As the saying goes: “Monogamy? In this economy?!” One might read this as a wry repartee on the necessity of a three income household to achieve the American Dream™ today. At a deeper level, the meme gestures towards ideas of decommodification, decolonization, and collectivization. Through this lens, we begin to see the hollowness of the author’s critique that polyamory represents a self-indulgent distraction from the overlapping crises of climate change, war, and political instability. Here I find a point of narrow agreement with the author; these are indeed “problems that require real action, real progress.”

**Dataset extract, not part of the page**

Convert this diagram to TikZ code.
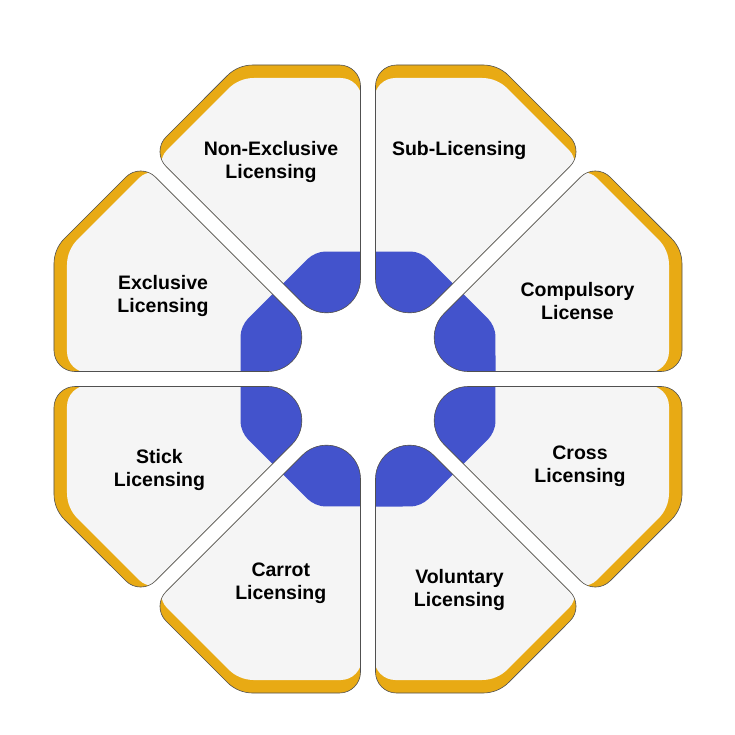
\documentclass[tikz,border=0pt]{standalone}
\usepackage{fontspec}
\setmainfont{Liberation Sans}
\begin{document}
\begin{tikzpicture}[x=1pt,y=1pt]
\definecolor{borange}{HTML}{E8AA14}
\definecolor{bblue}{HTML}{4353CC}
\definecolor{pfill}{HTML}{F5F5F5}
\definecolor{pline}{HTML}{505050}
\tikzset{
  lbl/.style={font=\bfseries\fontsize{19.5}{23}\selectfont, align=center, text=black},
  ppath/.style={insert path={(76.15,65.54) arc[start angle=135,end angle=270,radius=34] -- (293,7.5) arc[start angle=-90,end angle=0,radius=21] -- (314,115.17) arc[start angle=0,end angle=45,radius=36] -- (242.18,201.88) arc[start angle=45,end angle=135,radius=21] -- cycle}},
  opath/.style={insert path={(0:127.5) -- (22.5:138) -- (67.5:138) -- (112.5:138) -- (157.5:138) -- (202.5:138) -- (247.5:138) -- (292.5:138) -- (337.5:138) -- cycle}}
}
\useasboundingbox (-368,-355) rectangle (367,379);
\foreach \ang/\sx/\sy in {0/-13/-1.14, 45/-10/-8.38, 90/-13/-1.14, 135/-10/-8.38, 180/-13/-1.14, 225/-10/-8.38, 270/-13/-1.14, 315/-10/-8.38}{
  \begin{scope}[rotate=\ang]
    \fill[borange, ppath];
    \begin{scope}
      \clip[ppath];
      \begin{scope}[shift={(\sx,\sy)}]
        \fill[pfill, ppath];
      \end{scope}
      \fill[bblue, rounded corners=10, opath];
    \end{scope}
    \draw[pline, line width=0.6, ppath];
  \end{scope}
}
\node[lbl] (nonex) at (-97,217) {Non-Exclusive\\Licensing};
\node[lbl] (sub) at (91.2,228.1) {Sub-Licensing};
\node[lbl] (excl) at (-205,82.6) {Exclusive\\Licensing};
\node[lbl] (comp) at (209.5,77.6) {Compulsory\\License};
\node[lbl] (stick) at (-208.5,-91.4) {Stick\\Licensing};
\node[lbl] (cross) at (212,-87.4) {Cross\\Licensing};
\node[lbl] (carrot) at (-87.2,-204.7) {Carrot\\Licensing};
\node[lbl] (vol) at (91.5,-210.7) {Voluntary\\Licensing};
\end{tikzpicture}
\end{document}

Hardly an abdication of political responsibility, polyamory is an expression of political values which place cooperation over competition, connection over consumption, egalitarianism over individualism, and which elevate compassion, communication, and consent.  This is the emergent strategy of adrienne maree brown, a practice of intentional change to increase our capacity to embody the liberated worlds for which we long; this is the prefigurative politics of Raekstad and Dahl, the “experimental implementation” of changes we wish to produce in the world through the ways that we live and organize in the here-and-now. These values are put into action every day, in ways big and small, by countless non-monogamous people around the world.

Should this begin to sound like the very navel-gazing that the author maligns, allow me to reground it in a text that appears on countless Poli-Sci 101 syllabi. In Robert Punam’s Bowling Alone: The Collapse and Revival of American Community, he establishes the connection between social fragmentation and a decline in civic health, as measured by our capacity to establish trust, exchange ideas and information, and work together to solve problems like those the article’s author names. Networks of polyamorous relationships––and the broader communities that surround them––are fertile ground for the establishment of the social connections once found through the bowling leagues to which the book’s title refers. Within my own non-monogamous community I have seen people not only find jobs or housing, but campaign for political candidates, launch advocacy initiatives, and much more. As the educator and organizer Dr. Ayesha Kanh puts it, “relationship building IS the work of liberation.”

In this way, non-monogamy represents a return to humanity’s true “oldest institution,” which the article’s author misidentifies as being the “monogamous marriage.” No, our oldest social institution is the community, the tribe, the village, the family defined not by blood but by limitless love. Polyamory is a turn away from our atomized and commodified paradigm and a return to an indigenous understanding that everything is in constant relationship with everything else.

So no, polyamory is not an expression of the ruling class’s desire to “have their cake and eat it too.” It is far better understood as an emergent response to the austerity politics of the ruling class which for decades has little more to offer us than “let them eat cake.”